Sendika ve grev yasalarındaki sınırlamalara ve yasaklara rağmen, Netaş işçileri direnişin sonunda, taleplerini büyük oranda kabul ettirdiler. İşçilerin talepleri sadece ücret artışı değil aynı zamanda darbeyle kaybettikleri ekonomik, sosyal ve demokratik haklarını geri almaktı.

Örneğin yeni yasaya göre yılda 4 ikramiye veriliyordu ama NETAŞ işçileri 6 ikramiye hakkı almışlardı.

Disiplin kurullarında işçi ve patron eşit sayıda temsil edilecek ve başkanlığı dönüşümlü olacaktı. İşten çıkarılan işçiye 3 ay daha ücret ödenmesini öngören işsizlik tazminatı talep edildi.

Direnişin dönemin koşullarına rağmen kolektif ve örgütlü olduğunu, bunun da direnişin kazanımla sonuçlandığını söylemiştik. Direniş sürecinde yapılan iş bölümü, yaratıcı eylem ve diğer sendikalarla, direnişlerle olan sınıf dayanışması bizi doğrular nitelikte.

Grevin yürütülmesi sırasında her gün en az 500 işçi, aktif bir şekilde görev ve sorumluluk üstleniyordu. 163 grev gözcüsü vardı ve grev gözcüleri her gün değişiyordu.

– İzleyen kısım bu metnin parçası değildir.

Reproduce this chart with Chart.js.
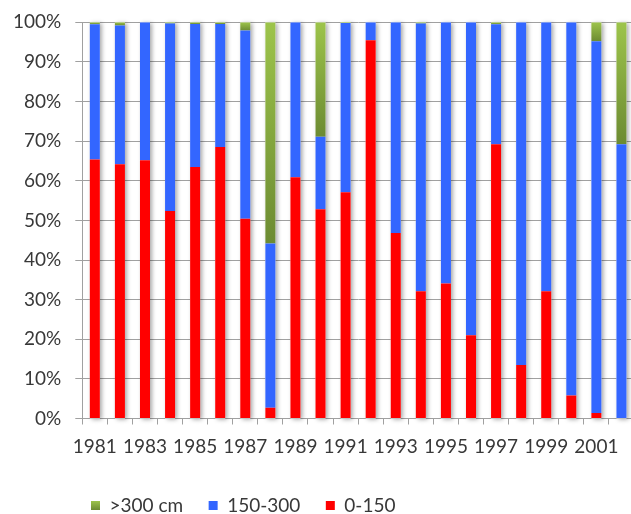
<!DOCTYPE html>
<html>
<head>
<meta charset="utf-8">
<script src="https://cdn.jsdelivr.net/npm/chart.js@4/dist/chart.umd.min.js"></script>
<style>
  html, body { margin: 0; padding: 0; background: #fff; overflow: hidden; }
  #wrap { width: 631px; height: 514px; overflow: hidden; }
  canvas { display: block; }
</style>
</head>
<body>
<div id="wrap"><canvas id="c" width="640" height="525"></canvas></div>
<script>
// Years on the category axis
const years = ['1981','1982','1983','1984','1985','1986','1987','1988','1989','1990','1991',
               '1992','1993','1994','1995','1996','1997','1998','1999','2000','2001','2002'];

// Share of each depth class per year (%)
const shallow = [65.4, 64.2, 65.2, 52.4, 63.5, 68.5, 50.4, 2.7, 60.9, 52.8, 57.1,
                 95.5, 46.8, 32.1, 34.1, 21.0, 69.2, 13.5, 32.1, 5.8, 1.4, 0];
const medium  = [34.1, 35.0, 34.8, 47.3, 36.1, 31.1, 47.5, 41.5, 39.1, 18.3, 42.7,
                 4.5, 53.2, 67.6, 65.9, 79.0, 30.3, 86.5, 67.9, 94.2, 93.8, 69.2];
const deep    = [0.5, 0.8, 0, 0.3, 0.4, 0.4, 2.1, 55.8, 0, 28.9, 0.2,
                 0, 0, 0.3, 0, 0, 0.5, 0, 0, 0, 4.8, 30.8];

// Percent ticks on the value axis
const percentTicks = [0, 10, 20, 30, 40, 50, 60, 70, 80, 90, 100];

const seriesNames = ['0-150', '150-300', '>300 cm'];

const FONT = 'Lato, "Open Sans", sans-serif';
const FONT_SIZE = 19;
const TEXT = '#383838';
const GRID = '#a0a0a0';
const GREEN_TOP = '#9dc44b';
const GREEN_BOTTOM = '#6c8b32';
const LEGEND_PAD = 25.5;

function greenGradient(ctx, top, bottom) {
  if (!isFinite(top) || !isFinite(bottom) || bottom - top < 1) return GREEN_TOP;
  const g = ctx.createLinearGradient(0, top, 0, bottom);
  g.addColorStop(0, GREEN_TOP);
  g.addColorStop(1, GREEN_BOTTOM);
  return g;
}

// Vertical light-to-dark green fill for each top segment
function greenFill(context) {
  const chart = context.chart;
  const yScale = chart.scales && chart.scales.y;
  if (!yScale || context.type !== 'data') return GREEN_TOP;
  const i = context.dataIndex;
  const top = yScale.getPixelForValue(shallow[i] + medium[i] + deep[i]);
  const bottom = yScale.getPixelForValue(shallow[i] + medium[i]);
  return greenGradient(chart.ctx, top, bottom);
}

// Soft drop shadow behind every full stacked column
const columnShadow = {
  id: 'columnShadow',
  beforeDatasetsDraw(chart) {
    const ctx = chart.ctx;
    const yScale = chart.scales.y;
    const metaBottom = chart.getDatasetMeta(0);
    ctx.save();
    ctx.shadowColor = 'rgba(0,0,0,0.35)';
    ctx.shadowBlur = 4;
    ctx.shadowOffsetX = 2;
    ctx.shadowOffsetY = 1;
    ctx.fillStyle = '#ffffff';
    metaBottom.data.forEach((bar, i) => {
      const total = shallow[i] + medium[i] + deep[i];
      const top = yScale.getPixelForValue(total);
      const base = yScale.getPixelForValue(0);
      const w = bar.width;
      ctx.fillRect(bar.x - w / 2, top, w, base - top);
    });
    ctx.restore();
  }
};

// Pull the legend row toward the value axis while keeping wide gaps between items
const legendOffset = {
  id: 'legendOffset',
  afterLayout(chart) {
    const lg = chart.legend;
    if (!lg) return;
    lg.left -= 16.8;
    lg.right -= 16.8;
  }
};

new Chart(document.getElementById('c'), {
  type: 'bar',
  data: {
    labels: years,
    datasets: [
      { label: seriesNames[0], data: shallow, backgroundColor: '#ff0000' },
      { label: seriesNames[1], data: medium,  backgroundColor: '#3366ff' },
      { label: seriesNames[2], data: deep,    backgroundColor: greenFill }
    ]
  },
  options: {
    responsive: false,
    animation: false,
    devicePixelRatio: 1,
    layout: { padding: { top: 22.3, right: 6, left: 0, bottom: 0 } },
    datasets: {
      bar: { categoryPercentage: 1.0, barPercentage: 0.4, borderWidth: 0 }
    },
    scales: {
      x: {
        stacked: true,
        afterFit(scale) { scale.height = 52; },
        border: { color: GRID, width: 1 },
        grid: { offset: true, drawOnChartArea: false, drawTicks: true, tickLength: 6, color: GRID },
        ticks: {
          autoSkip: false,
          maxRotation: 0,
          padding: 11,
          color: TEXT,
          font: { family: FONT, size: FONT_SIZE },
          callback(value, index) { return index % 2 === 0 ? years[index] : ''; }
        }
      },
      y: {
        stacked: true,
        min: percentTicks[0],
        max: percentTicks[percentTicks.length - 1],
        afterFit(scale) {
          scale.width = 82.3;
          scale.paddingTop = 0;
          scale.paddingBottom = 0;
        },
        afterBuildTicks(scale) { scale.ticks = percentTicks.map(v => ({ value: v })); },
        border: { color: GRID, width: 1 },
        grid: { color: GRID, lineWidth: 1, tickLength: 7 },
        ticks: {
          padding: 14,
          color: TEXT,
          font: { family: FONT, size: FONT_SIZE },
          callback(value) { return value + '%'; }
        }
      }
    },
    plugins: {
      tooltip: { enabled: false },
      legend: {
        position: 'bottom',
        align: 'start',
        fullSize: false,
        reverse: true,
        labels: {
          boxWidth: 9,
          boxHeight: 9,
          padding: LEGEND_PAD,
          color: TEXT,
          font: { family: FONT, size: FONT_SIZE },
          generateLabels(chart) {
            const items = Chart.defaults.plugins.legend.labels.generateLabels(chart);
            const lg = chart.legend;
            const top = lg && isFinite(lg.top) ? lg.top + LEGEND_PAD + 5 : NaN;
            items.forEach(item => {
              if (item.datasetIndex === 2) {
                item.fillStyle = greenGradient(chart.ctx, top, top + 9);
              }
              item.lineWidth = 0;
            });
            return items;
          }
        }
      }
    }
  },
  plugins: [columnShadow, legendOffset]
});
</script>
</body>
</html>
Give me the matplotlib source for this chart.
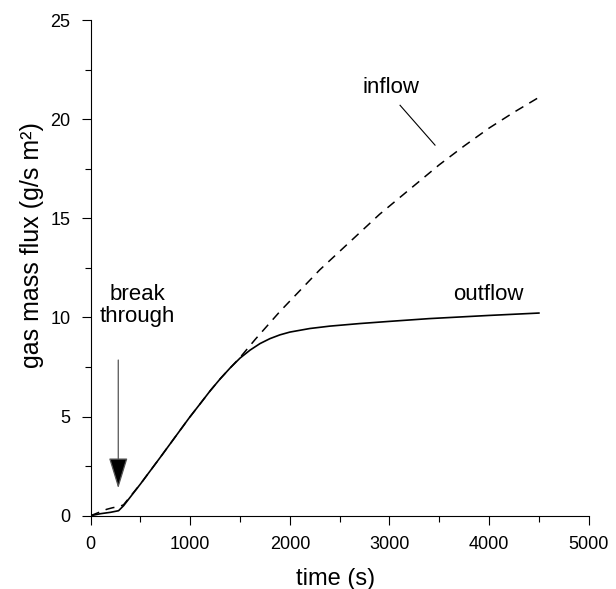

Grev boyunca tek bir işçi bile başka bir işte çalışmamıştı. İşçi sınıfının diğer bölükleri, “NETAŞ işçileri için bir saatini ver” sloganıyla dayanışma eylemleri yaptılar. Sokaklarda eylem yapıp mahalle mahalle kamuoyu örgütlediler.

Ekonomik sorunların da yoğun olarak yaşandığı grev sürecinde, gelen yardımların yanısıra sokak sokak anahtarlık, kalem vb. sattılar. Hatta bu süreçte direnişte olan işçilerle dayanışma adına fon dahi oluşturdular. Bu çerçevede aynı dönemde mücadele yürüten direnişçi Derby işçilerinin mücadelesine de katkı sundular.

Uluslararası anlamda kamuoyu yaratma çabaları bağlamında Avrupalı işçilerle ve işçi örgütlülükleriyle ilişki geliştirdiler, ülke dışında da kamuoyu yaratmayı başardılar. Yine kamuoyu oluşturmak, direnişe olan ilgiyi artırmak adına direnişte olan işçiler ve aileleri yaşadıkları mahallelerde komşularıyla, akrabalarıyla direnişe dair tartışmalar yürütüp, bir şekilde insanları direnişe ortak olmaya çağırdılar. Ve nihayet direnişi kazandılar.

NETAŞ grevi, özellikle de döneminin koşulları düşünüldüğünde oldukça önemli ve öğretici bir yerde duruyor. Nitekim işçilerin şu anlatımı aslında tam da bu durumu özetliyor. “NETAŞ grevi, cidden büyük bir grev oldu.  NETAŞ grevinin başlaması,  demokrasi mücadelesinde bir adım oluşturuyor. Çünkü yasaların sendikalaşmaya getirdiği kısıtlamalar, sözleşmelerin yapılmasında belli bir engeldir.

İşte ‘bu yasalarla grev yapılmaz’, ‘bu yasalarla toplu sözleşmeler olmaz’  diyen bazı sendikacılara da bu yasalara rağmen grev yapılabileceğini göstermiş oldu. NETAŞ grevinin önemi oldukça büyük tabii. NETAŞ grevi,  NETAŞ’ı ve Otomobil-İş’i de aştı. Genel bir konu haline geldi. Herkes greve sahip çıkmak zorunda,  sahip de çıkıyor.  NETAŞ grevine destekler ve büyük dayanışma örnekleri var.  Ayrıca, bu grevle iç ve dış basın ve kamuoyu da yakında ilgilenmektedir. En önemli tarafı da 12 Eylül’den sonraki ilk ciddi ve en büyük grev olması.” (Yeni Çözüm Dergisi sayı 2 yıl 1987 syf:8)

NETAŞ grevi bugün de yol gösteriyor

12 Eylül karanlığında yaşanan bu direniş, şüphesiz belli özgünlükleriyle günümüz direnişlerine de yol gösteriyor. Bugün THY direnişinden, BEDAŞ’a, Darkmen işçilerinin direnişinden, HEY Tekstil direnişine birçok direniş sürüyor ve şüphesiz NETAŞ direnişi bu direnişlere de yol gösterecektir.

NETAŞ grevinde açığa çıkan, öğreten direnişin kolektif örgütlenmesi, direnişe katılan hemen her işçinin somut günlük görevleri olması, mahalle ve sokaklarda yapılan eylemler, kamuoyu yaratma girişimleri, uluslararası ilişkiler ve alınan destek, militan ve coşkulu eylemler direnişi kazanıma götürdüğü gibi gelecek direnişlere, grevlere de çok şey öğretmiştir-öğretecektir.